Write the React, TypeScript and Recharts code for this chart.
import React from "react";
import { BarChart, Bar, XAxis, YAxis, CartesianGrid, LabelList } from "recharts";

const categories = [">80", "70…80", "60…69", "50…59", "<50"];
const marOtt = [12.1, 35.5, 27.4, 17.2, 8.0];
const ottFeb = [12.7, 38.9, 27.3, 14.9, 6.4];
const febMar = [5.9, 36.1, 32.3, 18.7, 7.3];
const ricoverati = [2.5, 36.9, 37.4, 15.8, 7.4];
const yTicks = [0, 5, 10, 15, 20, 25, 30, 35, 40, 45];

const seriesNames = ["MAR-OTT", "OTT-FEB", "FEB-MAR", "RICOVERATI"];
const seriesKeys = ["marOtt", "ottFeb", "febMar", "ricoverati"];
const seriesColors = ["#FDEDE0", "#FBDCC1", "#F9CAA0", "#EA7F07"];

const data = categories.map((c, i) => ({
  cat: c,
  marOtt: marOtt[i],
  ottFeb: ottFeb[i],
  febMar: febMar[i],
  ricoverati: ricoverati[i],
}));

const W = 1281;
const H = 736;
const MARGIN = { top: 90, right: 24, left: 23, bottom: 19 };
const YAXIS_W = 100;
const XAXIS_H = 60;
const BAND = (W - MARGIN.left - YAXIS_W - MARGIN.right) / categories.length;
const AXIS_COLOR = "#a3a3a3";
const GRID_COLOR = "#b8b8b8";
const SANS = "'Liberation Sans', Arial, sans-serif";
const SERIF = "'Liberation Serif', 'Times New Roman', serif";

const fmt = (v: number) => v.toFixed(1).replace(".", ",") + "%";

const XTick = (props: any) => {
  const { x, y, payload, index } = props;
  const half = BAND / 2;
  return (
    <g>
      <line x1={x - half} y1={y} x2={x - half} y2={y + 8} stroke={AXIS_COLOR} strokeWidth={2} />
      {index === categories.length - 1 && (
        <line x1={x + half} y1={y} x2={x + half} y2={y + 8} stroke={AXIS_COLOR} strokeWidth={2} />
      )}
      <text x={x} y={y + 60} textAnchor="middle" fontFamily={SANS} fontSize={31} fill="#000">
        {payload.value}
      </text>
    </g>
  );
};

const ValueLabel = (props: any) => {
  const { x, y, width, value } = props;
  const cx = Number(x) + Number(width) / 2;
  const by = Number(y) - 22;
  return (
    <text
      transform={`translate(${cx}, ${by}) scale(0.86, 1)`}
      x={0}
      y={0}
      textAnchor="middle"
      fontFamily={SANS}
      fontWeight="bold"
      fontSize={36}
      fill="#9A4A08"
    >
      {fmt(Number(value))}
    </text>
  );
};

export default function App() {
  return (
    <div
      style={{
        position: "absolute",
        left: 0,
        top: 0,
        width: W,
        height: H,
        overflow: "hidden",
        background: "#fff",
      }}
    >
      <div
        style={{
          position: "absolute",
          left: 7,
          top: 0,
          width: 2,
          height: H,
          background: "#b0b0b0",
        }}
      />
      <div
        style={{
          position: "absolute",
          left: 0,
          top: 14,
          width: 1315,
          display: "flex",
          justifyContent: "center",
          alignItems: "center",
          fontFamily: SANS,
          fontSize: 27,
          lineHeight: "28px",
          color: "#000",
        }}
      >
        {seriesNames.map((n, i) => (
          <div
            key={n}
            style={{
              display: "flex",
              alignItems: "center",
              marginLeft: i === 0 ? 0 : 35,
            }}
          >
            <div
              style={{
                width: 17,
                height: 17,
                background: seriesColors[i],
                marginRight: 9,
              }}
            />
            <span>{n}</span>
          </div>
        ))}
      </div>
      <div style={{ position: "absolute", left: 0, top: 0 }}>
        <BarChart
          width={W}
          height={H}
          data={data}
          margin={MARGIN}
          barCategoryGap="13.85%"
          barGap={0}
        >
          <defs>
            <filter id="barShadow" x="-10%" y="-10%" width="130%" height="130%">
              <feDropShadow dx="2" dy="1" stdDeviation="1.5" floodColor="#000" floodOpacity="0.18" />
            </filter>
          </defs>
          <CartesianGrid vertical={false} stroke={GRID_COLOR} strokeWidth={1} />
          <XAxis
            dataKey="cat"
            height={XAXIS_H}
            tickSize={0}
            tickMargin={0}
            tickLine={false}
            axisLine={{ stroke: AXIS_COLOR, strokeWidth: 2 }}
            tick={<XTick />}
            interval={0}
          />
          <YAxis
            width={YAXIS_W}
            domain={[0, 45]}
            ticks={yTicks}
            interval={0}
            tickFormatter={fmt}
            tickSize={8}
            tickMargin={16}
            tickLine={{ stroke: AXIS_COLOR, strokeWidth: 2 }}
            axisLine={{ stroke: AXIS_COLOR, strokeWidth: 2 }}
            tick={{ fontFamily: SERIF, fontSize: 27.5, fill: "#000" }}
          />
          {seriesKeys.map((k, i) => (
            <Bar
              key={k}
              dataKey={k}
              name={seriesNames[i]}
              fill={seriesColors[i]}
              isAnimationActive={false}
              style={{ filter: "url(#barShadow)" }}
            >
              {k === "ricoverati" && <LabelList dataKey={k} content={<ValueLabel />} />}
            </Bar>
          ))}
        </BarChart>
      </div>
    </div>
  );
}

_What the task asks:_ Pick out the lines that contain "React" and copy them.

_Expected answer:_
Write the React, TypeScript and Recharts code for this chart.
import React from "react";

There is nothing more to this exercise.